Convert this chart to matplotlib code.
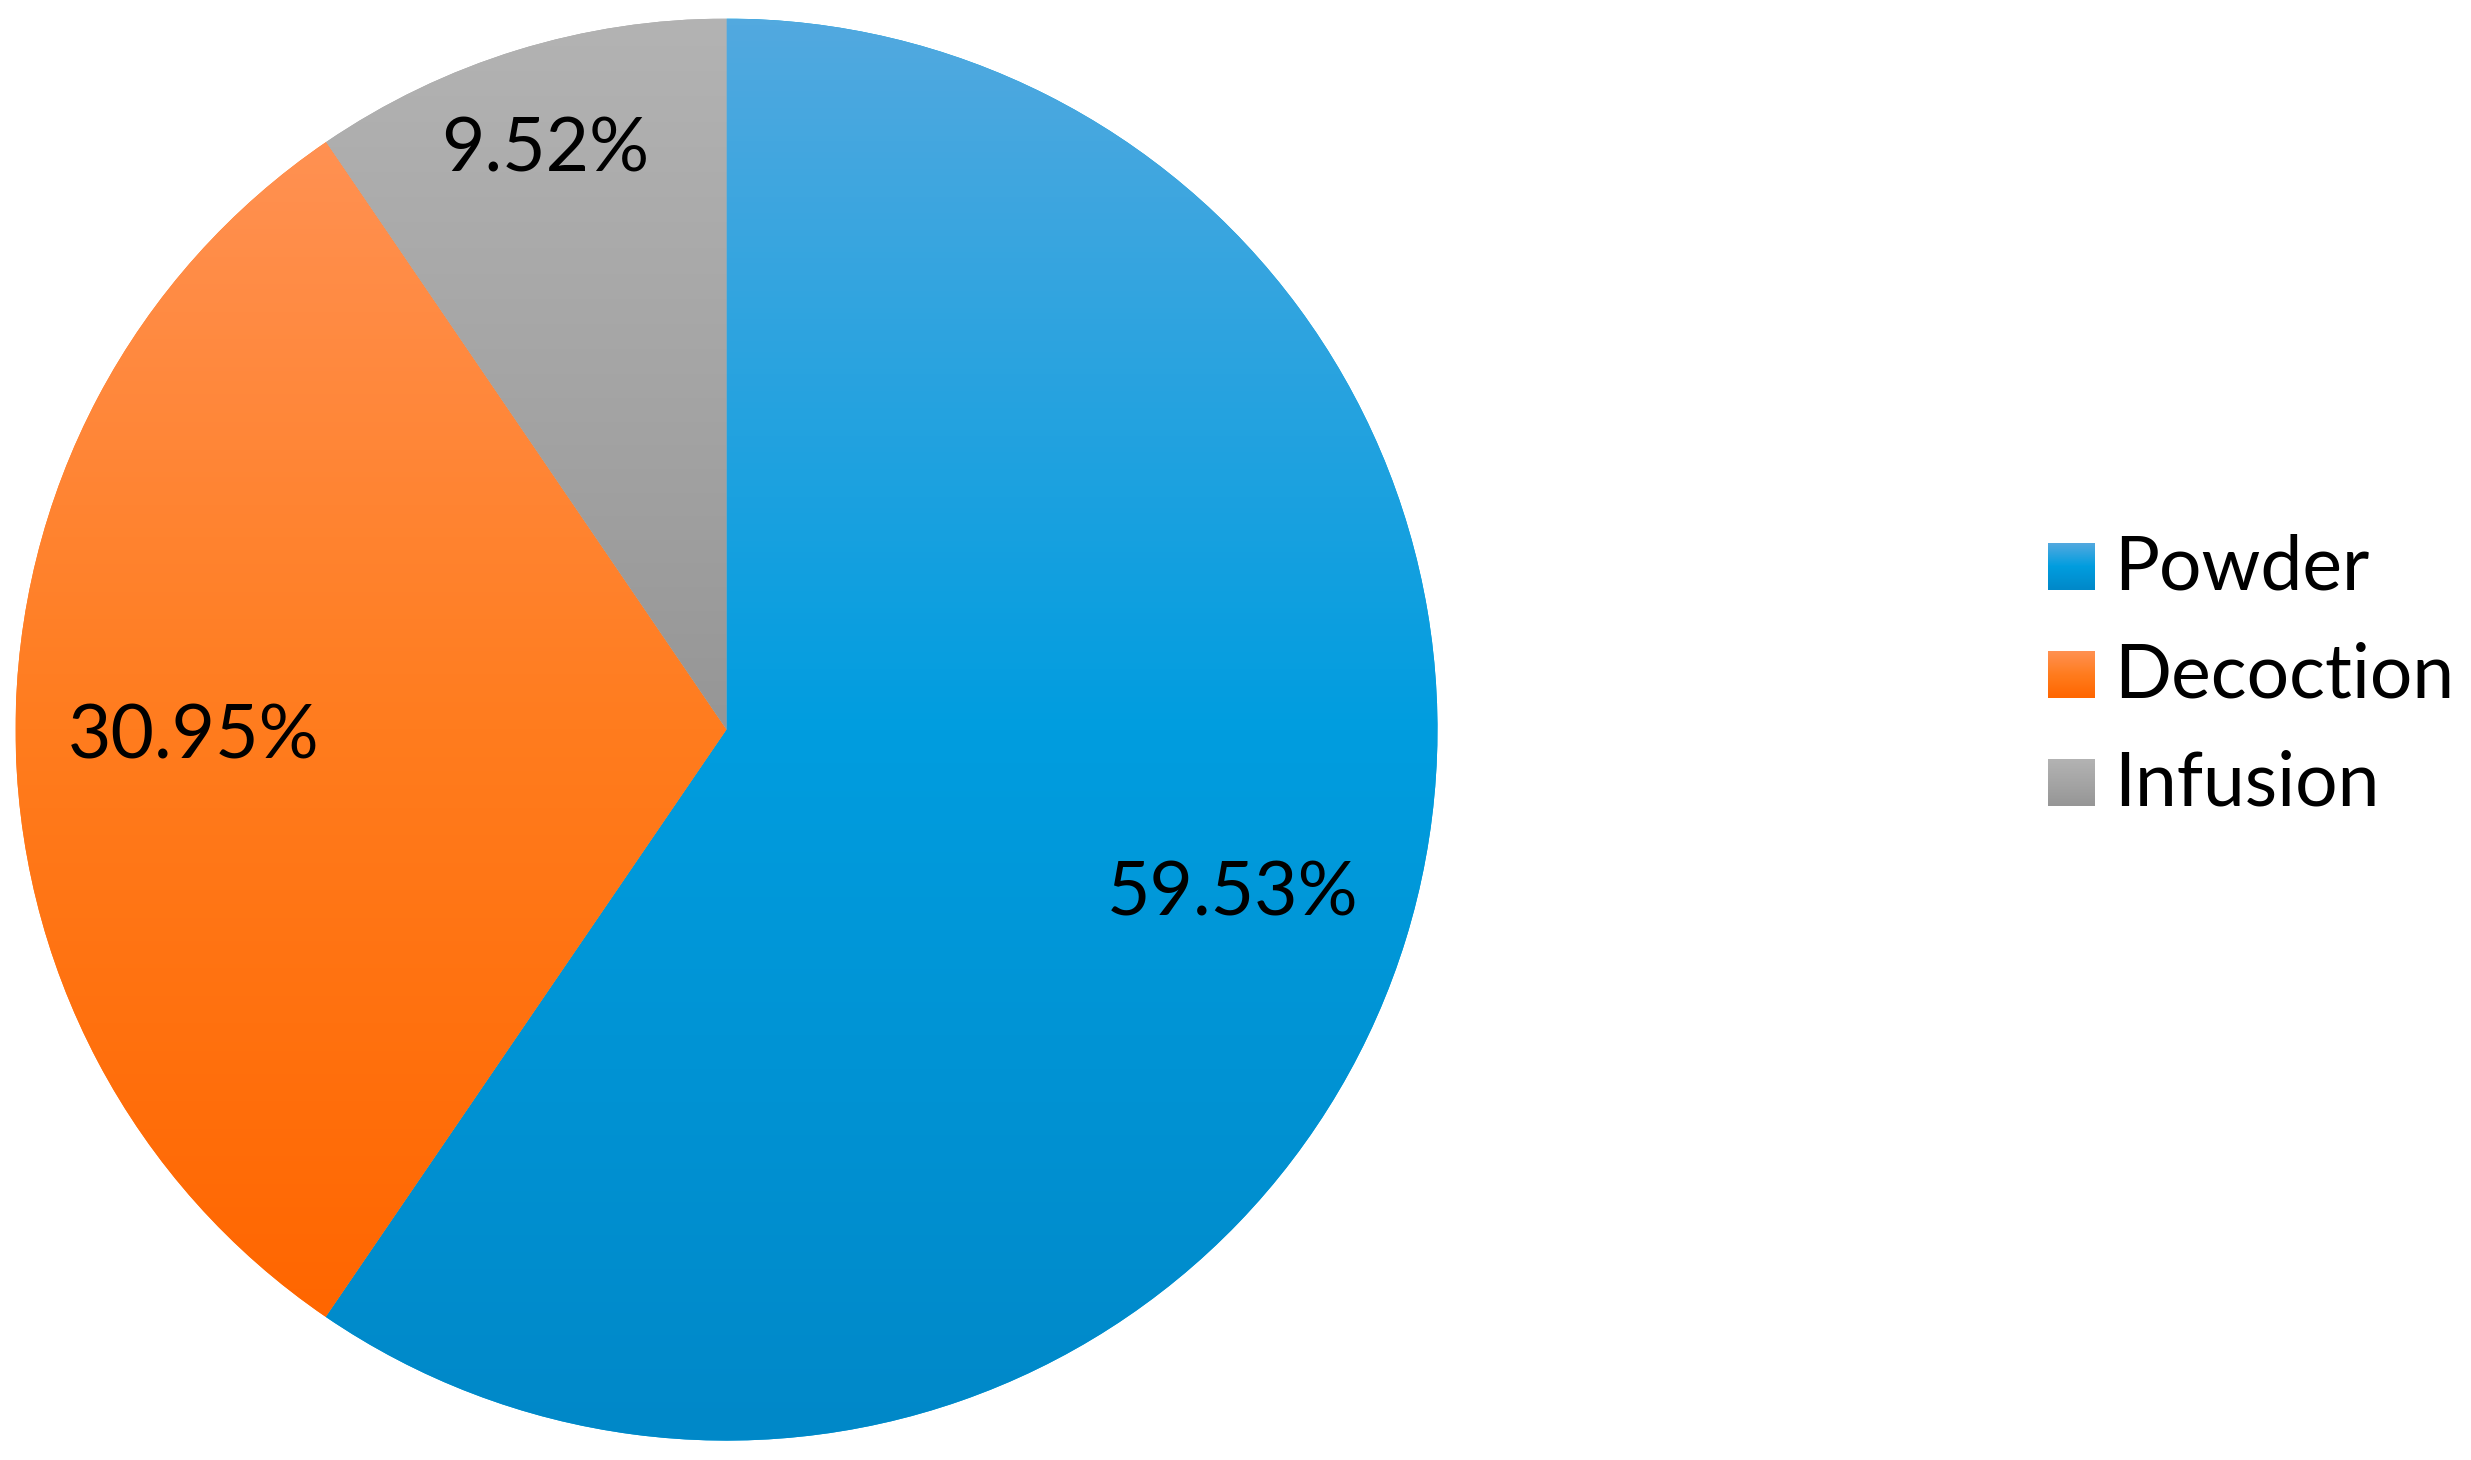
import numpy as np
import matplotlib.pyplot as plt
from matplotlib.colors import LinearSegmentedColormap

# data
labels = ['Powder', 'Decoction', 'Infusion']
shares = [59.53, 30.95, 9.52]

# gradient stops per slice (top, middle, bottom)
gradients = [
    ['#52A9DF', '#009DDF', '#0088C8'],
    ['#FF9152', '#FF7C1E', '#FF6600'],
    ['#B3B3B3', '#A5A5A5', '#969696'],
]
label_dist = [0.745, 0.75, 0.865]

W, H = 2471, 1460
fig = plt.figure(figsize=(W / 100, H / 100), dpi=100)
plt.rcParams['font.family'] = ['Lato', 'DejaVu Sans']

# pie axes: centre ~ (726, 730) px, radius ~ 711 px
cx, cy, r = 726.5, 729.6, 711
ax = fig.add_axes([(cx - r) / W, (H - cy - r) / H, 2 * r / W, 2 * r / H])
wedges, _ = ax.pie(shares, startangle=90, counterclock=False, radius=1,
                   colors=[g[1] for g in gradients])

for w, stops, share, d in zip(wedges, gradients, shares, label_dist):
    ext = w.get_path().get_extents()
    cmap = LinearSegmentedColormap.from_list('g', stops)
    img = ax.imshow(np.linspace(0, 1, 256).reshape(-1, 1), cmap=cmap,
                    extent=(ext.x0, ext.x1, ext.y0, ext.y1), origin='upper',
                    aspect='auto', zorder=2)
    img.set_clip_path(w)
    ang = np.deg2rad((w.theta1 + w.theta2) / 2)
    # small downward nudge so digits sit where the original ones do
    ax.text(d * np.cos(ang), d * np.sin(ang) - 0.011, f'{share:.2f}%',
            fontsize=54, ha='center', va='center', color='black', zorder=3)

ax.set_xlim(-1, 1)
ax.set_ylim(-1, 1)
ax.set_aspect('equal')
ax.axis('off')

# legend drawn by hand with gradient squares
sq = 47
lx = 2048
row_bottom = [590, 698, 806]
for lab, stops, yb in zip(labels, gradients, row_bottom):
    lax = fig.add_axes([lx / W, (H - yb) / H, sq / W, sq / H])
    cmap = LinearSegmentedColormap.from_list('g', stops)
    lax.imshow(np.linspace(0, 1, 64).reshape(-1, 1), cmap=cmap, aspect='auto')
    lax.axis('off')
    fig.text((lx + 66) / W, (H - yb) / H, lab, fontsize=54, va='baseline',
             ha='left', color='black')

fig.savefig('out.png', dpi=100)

* * * *

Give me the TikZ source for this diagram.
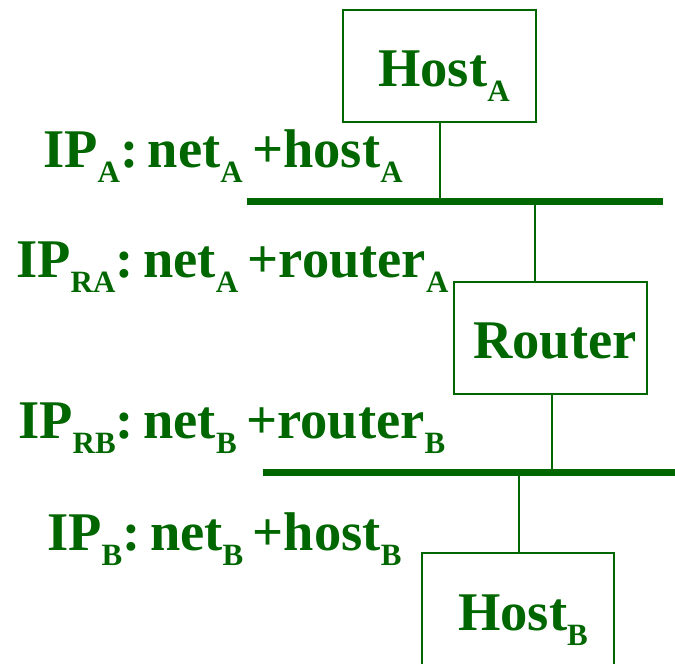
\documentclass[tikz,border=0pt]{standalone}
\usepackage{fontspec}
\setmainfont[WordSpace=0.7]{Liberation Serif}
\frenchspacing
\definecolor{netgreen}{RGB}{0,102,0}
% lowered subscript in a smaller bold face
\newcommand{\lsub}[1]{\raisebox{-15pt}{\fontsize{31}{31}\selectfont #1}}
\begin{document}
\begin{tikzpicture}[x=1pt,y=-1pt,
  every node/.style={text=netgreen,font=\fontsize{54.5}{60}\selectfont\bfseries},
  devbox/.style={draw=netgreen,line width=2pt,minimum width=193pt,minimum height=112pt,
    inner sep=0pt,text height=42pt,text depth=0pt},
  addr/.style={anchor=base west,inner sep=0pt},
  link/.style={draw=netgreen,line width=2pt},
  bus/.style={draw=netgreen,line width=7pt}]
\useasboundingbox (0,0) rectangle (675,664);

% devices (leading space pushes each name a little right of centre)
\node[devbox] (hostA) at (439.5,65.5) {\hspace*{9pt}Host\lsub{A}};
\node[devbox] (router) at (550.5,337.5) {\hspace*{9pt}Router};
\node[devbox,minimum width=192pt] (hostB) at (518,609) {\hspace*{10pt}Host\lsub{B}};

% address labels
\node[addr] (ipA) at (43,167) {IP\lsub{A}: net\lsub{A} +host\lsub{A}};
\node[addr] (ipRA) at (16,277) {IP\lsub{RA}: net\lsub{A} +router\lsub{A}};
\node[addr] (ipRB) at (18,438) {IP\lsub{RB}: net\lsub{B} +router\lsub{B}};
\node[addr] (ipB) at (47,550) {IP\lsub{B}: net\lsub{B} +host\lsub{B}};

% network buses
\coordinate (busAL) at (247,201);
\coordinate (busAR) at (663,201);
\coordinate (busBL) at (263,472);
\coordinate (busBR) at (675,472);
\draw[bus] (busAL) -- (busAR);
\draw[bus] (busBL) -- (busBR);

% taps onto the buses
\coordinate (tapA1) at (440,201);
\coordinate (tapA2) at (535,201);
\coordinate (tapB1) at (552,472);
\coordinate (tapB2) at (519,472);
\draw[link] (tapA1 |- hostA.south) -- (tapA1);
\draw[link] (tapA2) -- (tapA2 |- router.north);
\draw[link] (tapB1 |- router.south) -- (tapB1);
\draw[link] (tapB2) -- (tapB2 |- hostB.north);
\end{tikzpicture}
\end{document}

* * * *

- What is required
Show all lines from the data above in which the word "this" appears.

- Correct output
Convert this chart to matplotlib code.
Give me the TikZ source for this diagram.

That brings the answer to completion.